Imaginations run wild as Chemmy scales the peaks

History teaches us that British performances at the Winter Olympics are best appreciated in relative terms. Thus, while Chemmy Alcott's 11th place in the downhill skiing on the sixth day of the Turin Games might not appear much to celebrate, it actually is.

Although the 23-year-old from Twickenham, south-west London, has already been to the Olympics - she finished 32nd four years ago - her efforts in the Italian Alps represented the best Olympic showing by a British female skier in 38 years.

More importantly, it indicates she has a genuine chance in her strongest event, Sunday's super giant slalom. On a day when Rhona Martin suffered her first defeat in defence of the curling gold medal she won in Salt Lake City, that was just the kind of cheery news Britain's team needed as it settled into a campaign that the chef de mission, Simon Clegg, has predicted will yield one medal. Fortune permitting.

On the eve of yesterday's event, Alcott had sportingly ruled out any possibility of romantic entanglement on Valentine's Day. "No boys in my room tonight," she said. "I need to stay focused."

It seems the strategy worked. Indeed, for a few tantalising minutes the name Alcott stood in second place on the leaderboard at Sestriere, before subsequent performances shifted it down the order. "I should take a picture before it disappears," Alcott commented, wistfully. But by coming to rest where she did, 1.36sec behind the winner, Michaela Dorfmeister of Austria, Alcott convinced many seasoned observers that her days as a charming and dizzy outsider were over.

Newsworthy Britons on skis are few and far between, and the news has rarely been good. Eighteen years ago, the world took the hapless ski jumper Eddie "the Eagle" Edwards to its bosom. In 2002, there was reason to rejoice as Alain Baxter won the slalom bronze, only to have it confiscated after he failed a drugs test.

Alcott's good looks and bubbly personality have meant she is a marketing opportunity waiting to happen. She has made a good living from sponsors including the sportswear manufacturers Witan and Marks & Spencer, for whom she has modelled.

Her full name, Chimene, is that of Sophia Loren's character in the film El Cid. "Everyone said my mother looked like Sophia Loren, so she thought I might turn out like her too," Alcott said. "I feel sorry for my mother because she... thought she'd have a girly girl. Instead, she gets a ski-racing speed junkie."

Britain's winter warmers

1964 Innsbruck: Tony Nash, of the RAF, and Grenadier Guardsman Robin Dixon win gold in the two-man bobsleigh.

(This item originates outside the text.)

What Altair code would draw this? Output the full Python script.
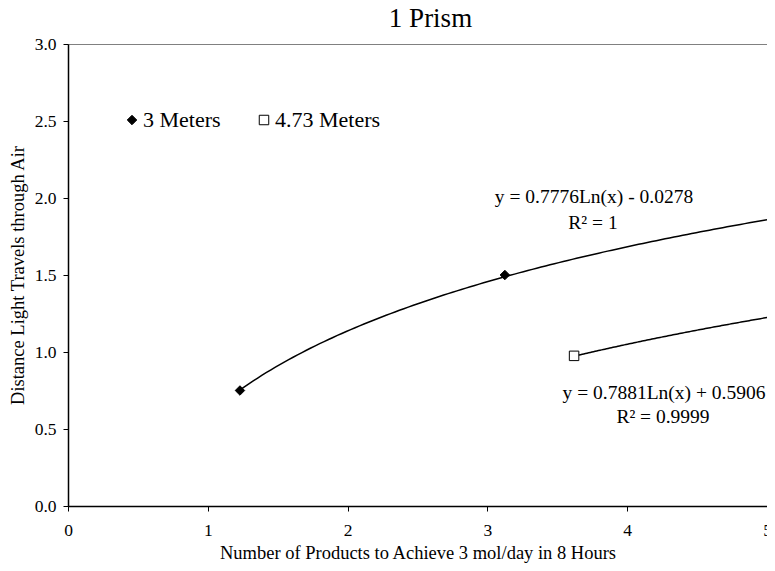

1976 Innsbruck: John Curry becomes first British man to win Olympic figure skating gold.

1984 Sarajevo: Jayne Torvill and Christopher Dean's ice dance to Ravel's Bolero earns the first perfect scores in the event's history.

1988 Calgary: Eddie 'The Eagle' Edwards, the ski jumper, captures the imagination of the British public.

2002 Salt Lake City: Rhona Martin leads curlers to gold with the last delivery as millions watch on television.